### SET PROBLEM:
Every line from the one holding "Reproduce this chart with Chart.js." through the one holding "const yTicks = [0, 200, 400, 600];" should be returned exactly, both included; the pictures should not.

[Stored entries]
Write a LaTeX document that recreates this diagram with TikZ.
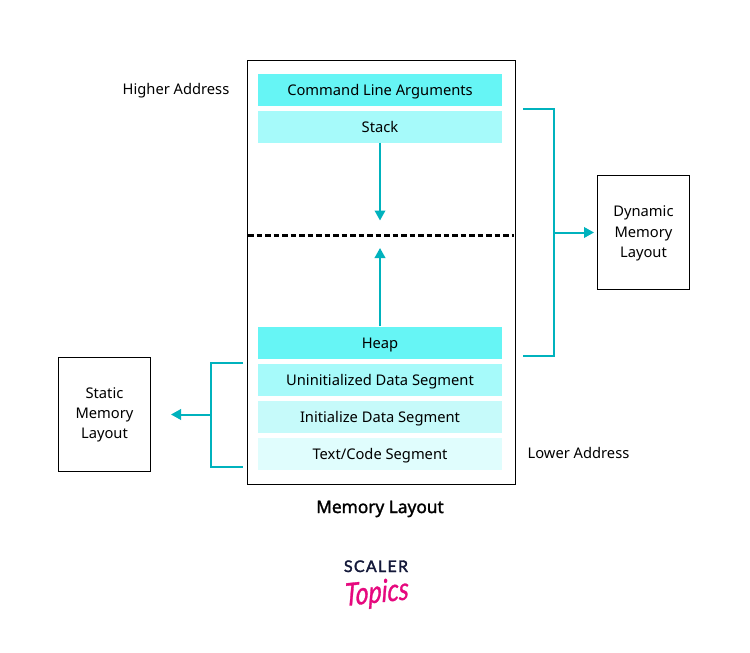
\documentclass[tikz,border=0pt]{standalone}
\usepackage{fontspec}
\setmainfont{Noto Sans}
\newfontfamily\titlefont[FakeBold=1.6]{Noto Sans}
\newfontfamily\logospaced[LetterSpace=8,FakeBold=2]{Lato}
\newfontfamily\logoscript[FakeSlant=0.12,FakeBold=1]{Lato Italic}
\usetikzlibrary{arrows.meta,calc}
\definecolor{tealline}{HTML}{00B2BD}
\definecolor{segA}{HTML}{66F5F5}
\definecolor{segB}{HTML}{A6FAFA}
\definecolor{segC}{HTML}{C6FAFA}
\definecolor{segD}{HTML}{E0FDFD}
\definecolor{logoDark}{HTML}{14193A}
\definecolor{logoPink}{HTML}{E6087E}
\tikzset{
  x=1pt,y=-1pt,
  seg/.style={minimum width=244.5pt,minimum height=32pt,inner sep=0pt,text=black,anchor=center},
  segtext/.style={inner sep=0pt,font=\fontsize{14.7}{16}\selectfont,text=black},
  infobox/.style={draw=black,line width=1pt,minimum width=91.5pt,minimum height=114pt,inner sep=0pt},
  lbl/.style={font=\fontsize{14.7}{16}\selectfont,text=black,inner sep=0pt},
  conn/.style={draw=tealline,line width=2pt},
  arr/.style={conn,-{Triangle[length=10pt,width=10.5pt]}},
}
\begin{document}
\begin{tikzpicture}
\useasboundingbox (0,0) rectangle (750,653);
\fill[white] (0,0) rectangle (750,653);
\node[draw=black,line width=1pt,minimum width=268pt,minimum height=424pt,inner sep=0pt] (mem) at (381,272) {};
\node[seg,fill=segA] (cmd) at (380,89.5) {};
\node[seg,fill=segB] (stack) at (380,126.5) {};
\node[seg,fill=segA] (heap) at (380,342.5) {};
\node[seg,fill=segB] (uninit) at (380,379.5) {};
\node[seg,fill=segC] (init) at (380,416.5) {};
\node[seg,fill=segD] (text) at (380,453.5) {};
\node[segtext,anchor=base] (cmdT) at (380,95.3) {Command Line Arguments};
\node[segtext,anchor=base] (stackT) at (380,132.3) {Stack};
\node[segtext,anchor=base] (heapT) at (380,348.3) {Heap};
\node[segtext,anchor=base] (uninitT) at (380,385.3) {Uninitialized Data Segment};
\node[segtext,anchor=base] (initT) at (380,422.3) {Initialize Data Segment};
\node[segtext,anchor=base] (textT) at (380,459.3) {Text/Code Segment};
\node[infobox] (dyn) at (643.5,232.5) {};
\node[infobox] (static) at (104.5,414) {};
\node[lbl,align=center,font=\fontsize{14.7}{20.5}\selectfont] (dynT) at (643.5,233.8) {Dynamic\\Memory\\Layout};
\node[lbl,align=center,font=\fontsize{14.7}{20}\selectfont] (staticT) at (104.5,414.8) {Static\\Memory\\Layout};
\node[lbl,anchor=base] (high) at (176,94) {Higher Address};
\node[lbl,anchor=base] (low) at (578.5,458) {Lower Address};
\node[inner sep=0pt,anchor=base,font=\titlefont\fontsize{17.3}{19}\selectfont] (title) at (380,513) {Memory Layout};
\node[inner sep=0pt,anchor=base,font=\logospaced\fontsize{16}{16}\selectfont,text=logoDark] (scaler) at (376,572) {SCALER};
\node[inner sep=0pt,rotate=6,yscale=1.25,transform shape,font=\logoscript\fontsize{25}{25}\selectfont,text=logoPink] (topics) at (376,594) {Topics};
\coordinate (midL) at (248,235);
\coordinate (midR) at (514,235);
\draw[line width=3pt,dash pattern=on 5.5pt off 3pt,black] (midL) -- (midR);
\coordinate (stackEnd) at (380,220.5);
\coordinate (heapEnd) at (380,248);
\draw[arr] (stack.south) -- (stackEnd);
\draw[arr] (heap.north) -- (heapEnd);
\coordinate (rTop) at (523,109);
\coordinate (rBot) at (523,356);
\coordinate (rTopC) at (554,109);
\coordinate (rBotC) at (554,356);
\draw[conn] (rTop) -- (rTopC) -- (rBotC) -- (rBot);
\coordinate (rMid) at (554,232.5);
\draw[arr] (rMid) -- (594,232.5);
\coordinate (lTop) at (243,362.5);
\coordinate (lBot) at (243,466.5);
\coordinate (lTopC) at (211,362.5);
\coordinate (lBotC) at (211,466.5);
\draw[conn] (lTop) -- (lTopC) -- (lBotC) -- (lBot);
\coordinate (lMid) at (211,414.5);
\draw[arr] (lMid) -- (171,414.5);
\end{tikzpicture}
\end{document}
...
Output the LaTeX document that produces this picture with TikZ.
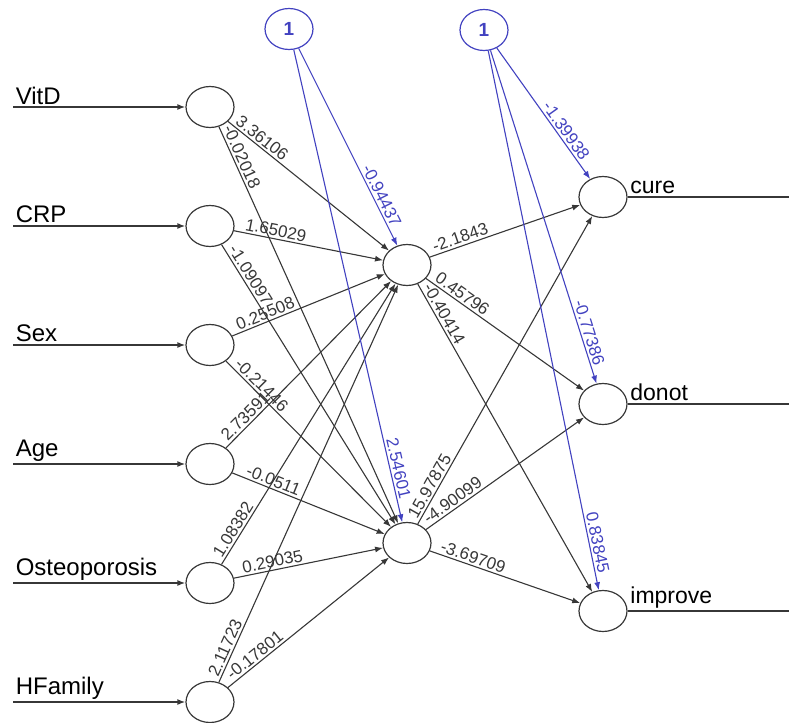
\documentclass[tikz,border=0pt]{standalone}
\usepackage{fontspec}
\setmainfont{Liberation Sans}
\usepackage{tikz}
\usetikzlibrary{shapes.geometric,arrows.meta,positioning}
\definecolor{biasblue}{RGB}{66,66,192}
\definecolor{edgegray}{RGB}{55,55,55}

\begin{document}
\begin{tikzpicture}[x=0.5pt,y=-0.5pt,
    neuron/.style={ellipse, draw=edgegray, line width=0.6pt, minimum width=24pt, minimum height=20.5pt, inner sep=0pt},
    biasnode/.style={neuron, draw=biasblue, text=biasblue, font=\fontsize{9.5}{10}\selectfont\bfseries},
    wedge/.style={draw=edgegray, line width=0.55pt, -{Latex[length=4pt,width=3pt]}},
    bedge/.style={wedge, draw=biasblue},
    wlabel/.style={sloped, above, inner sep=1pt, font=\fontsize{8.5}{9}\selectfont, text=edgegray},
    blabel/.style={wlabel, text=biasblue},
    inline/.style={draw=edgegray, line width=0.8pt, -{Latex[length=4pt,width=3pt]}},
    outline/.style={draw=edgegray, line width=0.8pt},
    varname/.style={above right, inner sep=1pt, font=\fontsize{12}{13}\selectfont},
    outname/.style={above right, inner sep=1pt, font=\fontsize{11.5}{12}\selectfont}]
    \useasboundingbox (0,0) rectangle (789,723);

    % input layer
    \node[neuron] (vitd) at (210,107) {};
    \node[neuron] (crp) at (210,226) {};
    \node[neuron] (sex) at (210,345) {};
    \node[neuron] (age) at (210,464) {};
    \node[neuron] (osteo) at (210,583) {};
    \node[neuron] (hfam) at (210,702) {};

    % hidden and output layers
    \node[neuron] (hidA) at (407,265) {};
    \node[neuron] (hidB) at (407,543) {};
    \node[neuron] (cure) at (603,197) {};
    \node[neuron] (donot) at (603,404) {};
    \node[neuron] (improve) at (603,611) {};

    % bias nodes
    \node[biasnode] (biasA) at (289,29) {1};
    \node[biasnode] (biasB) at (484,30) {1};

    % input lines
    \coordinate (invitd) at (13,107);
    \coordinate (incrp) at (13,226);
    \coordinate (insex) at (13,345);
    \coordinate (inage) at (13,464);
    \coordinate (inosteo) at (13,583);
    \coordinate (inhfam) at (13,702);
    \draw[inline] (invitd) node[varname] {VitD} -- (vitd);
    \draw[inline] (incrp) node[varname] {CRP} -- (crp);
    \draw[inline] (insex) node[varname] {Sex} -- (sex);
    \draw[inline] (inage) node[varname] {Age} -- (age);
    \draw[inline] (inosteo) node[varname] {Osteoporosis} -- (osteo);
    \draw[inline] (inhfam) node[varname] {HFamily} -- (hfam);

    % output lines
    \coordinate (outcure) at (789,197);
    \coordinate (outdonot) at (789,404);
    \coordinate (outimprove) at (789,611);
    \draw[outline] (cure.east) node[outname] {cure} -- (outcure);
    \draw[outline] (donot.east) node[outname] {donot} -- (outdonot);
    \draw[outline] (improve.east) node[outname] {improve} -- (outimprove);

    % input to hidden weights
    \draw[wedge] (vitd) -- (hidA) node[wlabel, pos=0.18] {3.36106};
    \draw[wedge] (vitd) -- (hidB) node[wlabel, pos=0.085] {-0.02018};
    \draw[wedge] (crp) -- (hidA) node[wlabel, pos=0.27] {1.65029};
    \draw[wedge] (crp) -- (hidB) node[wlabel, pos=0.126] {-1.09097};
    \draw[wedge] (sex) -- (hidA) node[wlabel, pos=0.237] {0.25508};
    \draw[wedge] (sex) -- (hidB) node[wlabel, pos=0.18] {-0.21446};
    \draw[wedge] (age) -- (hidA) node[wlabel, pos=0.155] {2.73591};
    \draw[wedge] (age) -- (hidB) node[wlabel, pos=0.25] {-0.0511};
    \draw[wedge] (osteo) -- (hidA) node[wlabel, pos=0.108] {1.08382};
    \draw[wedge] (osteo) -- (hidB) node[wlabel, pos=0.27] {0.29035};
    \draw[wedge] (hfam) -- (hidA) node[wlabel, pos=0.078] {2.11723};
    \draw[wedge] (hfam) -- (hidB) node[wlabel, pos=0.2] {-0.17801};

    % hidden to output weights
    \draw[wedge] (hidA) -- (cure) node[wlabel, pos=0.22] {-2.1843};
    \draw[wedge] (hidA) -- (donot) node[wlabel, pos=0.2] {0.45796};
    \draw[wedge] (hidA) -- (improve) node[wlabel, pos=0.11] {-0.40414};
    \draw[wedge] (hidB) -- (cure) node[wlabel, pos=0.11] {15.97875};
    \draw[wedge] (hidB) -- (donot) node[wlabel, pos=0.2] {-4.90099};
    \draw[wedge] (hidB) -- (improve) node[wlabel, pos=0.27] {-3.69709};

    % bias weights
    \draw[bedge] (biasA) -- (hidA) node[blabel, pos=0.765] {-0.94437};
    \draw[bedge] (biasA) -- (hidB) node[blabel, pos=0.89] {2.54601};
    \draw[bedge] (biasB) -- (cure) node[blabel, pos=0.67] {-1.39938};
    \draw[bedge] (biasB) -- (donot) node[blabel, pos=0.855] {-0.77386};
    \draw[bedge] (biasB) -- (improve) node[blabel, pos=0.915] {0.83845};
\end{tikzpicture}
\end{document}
==
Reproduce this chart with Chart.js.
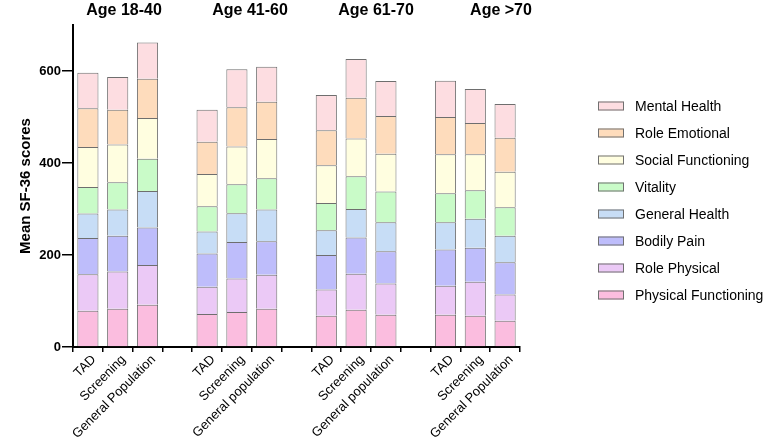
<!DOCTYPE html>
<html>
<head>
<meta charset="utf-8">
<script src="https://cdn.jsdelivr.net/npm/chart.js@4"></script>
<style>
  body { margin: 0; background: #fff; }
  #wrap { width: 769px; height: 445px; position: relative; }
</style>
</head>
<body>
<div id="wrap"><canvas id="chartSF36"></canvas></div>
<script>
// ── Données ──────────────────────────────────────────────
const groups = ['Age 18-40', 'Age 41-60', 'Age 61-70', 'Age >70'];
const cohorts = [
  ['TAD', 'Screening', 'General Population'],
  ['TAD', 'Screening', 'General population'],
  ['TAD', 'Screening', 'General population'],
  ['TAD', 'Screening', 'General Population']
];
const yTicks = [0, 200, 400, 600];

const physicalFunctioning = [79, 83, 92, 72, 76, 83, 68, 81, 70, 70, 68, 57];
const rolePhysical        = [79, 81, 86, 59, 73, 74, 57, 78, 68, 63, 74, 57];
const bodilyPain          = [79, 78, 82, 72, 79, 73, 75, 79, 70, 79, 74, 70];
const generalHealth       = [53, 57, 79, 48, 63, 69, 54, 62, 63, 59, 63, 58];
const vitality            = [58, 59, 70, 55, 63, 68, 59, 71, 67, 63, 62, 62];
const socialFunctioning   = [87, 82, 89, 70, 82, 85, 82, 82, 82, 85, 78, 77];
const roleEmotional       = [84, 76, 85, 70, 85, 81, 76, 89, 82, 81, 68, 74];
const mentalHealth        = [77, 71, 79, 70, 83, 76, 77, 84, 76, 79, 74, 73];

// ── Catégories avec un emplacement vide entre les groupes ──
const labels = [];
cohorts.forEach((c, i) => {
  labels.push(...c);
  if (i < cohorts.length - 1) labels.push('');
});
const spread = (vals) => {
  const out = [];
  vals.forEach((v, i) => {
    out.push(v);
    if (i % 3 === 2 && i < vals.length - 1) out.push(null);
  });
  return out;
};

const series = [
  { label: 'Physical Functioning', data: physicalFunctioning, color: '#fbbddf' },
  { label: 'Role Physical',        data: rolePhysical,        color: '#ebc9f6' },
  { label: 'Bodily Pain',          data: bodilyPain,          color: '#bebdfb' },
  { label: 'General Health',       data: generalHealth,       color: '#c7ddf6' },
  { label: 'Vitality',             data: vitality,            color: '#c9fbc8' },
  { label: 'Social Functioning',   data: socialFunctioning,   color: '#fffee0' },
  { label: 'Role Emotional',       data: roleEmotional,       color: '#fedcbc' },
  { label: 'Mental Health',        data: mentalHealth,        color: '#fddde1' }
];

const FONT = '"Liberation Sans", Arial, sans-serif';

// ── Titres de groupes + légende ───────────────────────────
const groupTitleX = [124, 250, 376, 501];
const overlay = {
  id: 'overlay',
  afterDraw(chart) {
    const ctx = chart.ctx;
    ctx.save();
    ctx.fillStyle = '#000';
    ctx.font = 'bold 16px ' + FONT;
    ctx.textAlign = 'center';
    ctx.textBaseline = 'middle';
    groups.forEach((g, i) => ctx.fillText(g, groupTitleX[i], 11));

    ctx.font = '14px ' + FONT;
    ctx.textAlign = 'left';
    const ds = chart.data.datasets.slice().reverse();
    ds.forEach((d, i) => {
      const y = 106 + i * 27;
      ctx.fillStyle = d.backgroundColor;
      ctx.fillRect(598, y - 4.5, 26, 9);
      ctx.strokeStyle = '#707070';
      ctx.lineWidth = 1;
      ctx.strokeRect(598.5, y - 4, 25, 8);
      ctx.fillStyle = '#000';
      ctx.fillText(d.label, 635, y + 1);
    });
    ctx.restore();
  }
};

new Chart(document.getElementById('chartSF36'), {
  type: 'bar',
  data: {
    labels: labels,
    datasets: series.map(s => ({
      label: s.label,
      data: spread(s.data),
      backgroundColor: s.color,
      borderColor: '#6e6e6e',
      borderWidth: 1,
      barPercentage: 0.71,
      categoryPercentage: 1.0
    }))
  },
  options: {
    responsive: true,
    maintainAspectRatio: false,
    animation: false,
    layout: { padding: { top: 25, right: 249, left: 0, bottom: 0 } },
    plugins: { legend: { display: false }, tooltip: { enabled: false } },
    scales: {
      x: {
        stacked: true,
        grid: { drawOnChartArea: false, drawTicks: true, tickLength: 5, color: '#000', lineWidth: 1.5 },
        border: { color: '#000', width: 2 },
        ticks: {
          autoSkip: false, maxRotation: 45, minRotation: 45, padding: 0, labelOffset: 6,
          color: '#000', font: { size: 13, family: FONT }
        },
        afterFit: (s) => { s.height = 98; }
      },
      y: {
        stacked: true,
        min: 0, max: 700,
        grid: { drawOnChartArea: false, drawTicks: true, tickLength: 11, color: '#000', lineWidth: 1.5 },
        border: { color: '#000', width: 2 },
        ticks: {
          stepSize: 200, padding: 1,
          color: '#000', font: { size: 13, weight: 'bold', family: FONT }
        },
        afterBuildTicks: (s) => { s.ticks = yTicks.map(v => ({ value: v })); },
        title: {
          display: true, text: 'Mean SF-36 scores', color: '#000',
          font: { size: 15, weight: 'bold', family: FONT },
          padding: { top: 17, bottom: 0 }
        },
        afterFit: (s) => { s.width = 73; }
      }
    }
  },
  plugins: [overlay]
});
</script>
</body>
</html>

### PROBLEM SOLUTION:
Reproduce this chart with Chart.js.
<!DOCTYPE html>
<html>
<head>
<meta charset="utf-8">
<script src="https://cdn.jsdelivr.net/npm/chart.js@4"></script>
<style>
  body { margin: 0; background: #fff; }
  #wrap { width: 769px; height: 445px; position: relative; }
</style>
</head>
<body>
<div id="wrap"><canvas id="chartSF36"></canvas></div>
<script>
// ── Données ──────────────────────────────────────────────
const groups = ['Age 18-40', 'Age 41-60', 'Age 61-70', 'Age >70'];
const cohorts = [
  ['TAD', 'Screening', 'General Population'],
  ['TAD', 'Screening', 'General population'],
  ['TAD', 'Screening', 'General population'],
  ['TAD', 'Screening', 'General Population']
];
const yTicks = [0, 200, 400, 600];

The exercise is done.